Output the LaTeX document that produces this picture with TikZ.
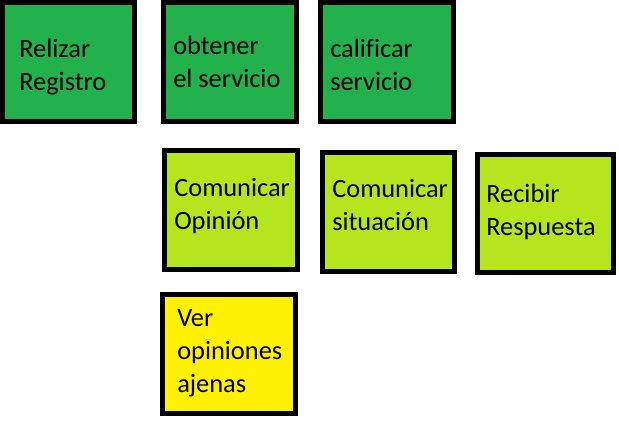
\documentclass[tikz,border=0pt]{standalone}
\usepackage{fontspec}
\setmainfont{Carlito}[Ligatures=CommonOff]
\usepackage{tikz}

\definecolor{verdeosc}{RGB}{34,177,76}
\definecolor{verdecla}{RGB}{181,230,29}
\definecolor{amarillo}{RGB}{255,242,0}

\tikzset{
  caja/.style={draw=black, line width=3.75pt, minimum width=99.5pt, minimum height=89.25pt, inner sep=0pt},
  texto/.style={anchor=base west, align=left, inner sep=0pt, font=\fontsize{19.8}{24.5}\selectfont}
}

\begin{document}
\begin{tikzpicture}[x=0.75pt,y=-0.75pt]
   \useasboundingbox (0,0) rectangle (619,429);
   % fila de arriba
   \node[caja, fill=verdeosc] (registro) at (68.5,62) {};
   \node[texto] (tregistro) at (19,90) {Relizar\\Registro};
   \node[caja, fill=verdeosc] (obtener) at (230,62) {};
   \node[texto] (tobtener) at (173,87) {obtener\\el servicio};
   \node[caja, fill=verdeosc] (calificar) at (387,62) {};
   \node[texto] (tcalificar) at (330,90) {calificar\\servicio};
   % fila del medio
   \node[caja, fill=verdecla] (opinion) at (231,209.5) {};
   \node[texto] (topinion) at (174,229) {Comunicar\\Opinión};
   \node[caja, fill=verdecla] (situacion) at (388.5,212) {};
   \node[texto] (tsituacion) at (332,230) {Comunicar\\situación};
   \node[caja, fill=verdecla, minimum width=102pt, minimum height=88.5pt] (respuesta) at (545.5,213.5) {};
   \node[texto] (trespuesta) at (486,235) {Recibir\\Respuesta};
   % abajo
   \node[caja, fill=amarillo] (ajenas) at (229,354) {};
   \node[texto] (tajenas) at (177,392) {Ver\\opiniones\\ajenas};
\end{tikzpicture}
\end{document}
━━━
EXERCISE AIM: Repeat the lines above exactly, and keep every picture out.

RESPONSE:
Output the LaTeX document that produces this picture with TikZ.
\documentclass[tikz,border=0pt]{standalone}
\usepackage{fontspec}
\setmainfont{Carlito}[Ligatures=CommonOff]
\usepackage{tikz}

\definecolor{verdeosc}{RGB}{34,177,76}
\definecolor{verdecla}{RGB}{181,230,29}
\definecolor{amarillo}{RGB}{255,242,0}

\tikzset{
  caja/.style={draw=black, line width=3.75pt, minimum width=99.5pt, minimum height=89.25pt, inner sep=0pt},
  texto/.style={anchor=base west, align=left, inner sep=0pt, font=\fontsize{19.8}{24.5}\selectfont}
}

\begin{document}
\begin{tikzpicture}[x=0.75pt,y=-0.75pt]
   \useasboundingbox (0,0) rectangle (619,429);
   % fila de arriba
   \node[caja, fill=verdeosc] (registro) at (68.5,62) {};
   \node[texto] (tregistro) at (19,90) {Relizar\\Registro};
   \node[caja, fill=verdeosc] (obtener) at (230,62) {};
   \node[texto] (tobtener) at (173,87) {obtener\\el servicio};
   \node[caja, fill=verdeosc] (calificar) at (387,62) {};
   \node[texto] (tcalificar) at (330,90) {calificar\\servicio};
   % fila del medio
   \node[caja, fill=verdecla] (opinion) at (231,209.5) {};
   \node[texto] (topinion) at (174,229) {Comunicar\\Opinión};
   \node[caja, fill=verdecla] (situacion) at (388.5,212) {};
   \node[texto] (tsituacion) at (332,230) {Comunicar\\situación};
   \node[caja, fill=verdecla, minimum width=102pt, minimum height=88.5pt] (respuesta) at (545.5,213.5) {};
   \node[texto] (trespuesta) at (486,235) {Recibir\\Respuesta};
   % abajo
   \node[caja, fill=amarillo] (ajenas) at (229,354) {};
   \node[texto] (tajenas) at (177,392) {Ver\\opiniones\\ajenas};
\end{tikzpicture}
\end{document}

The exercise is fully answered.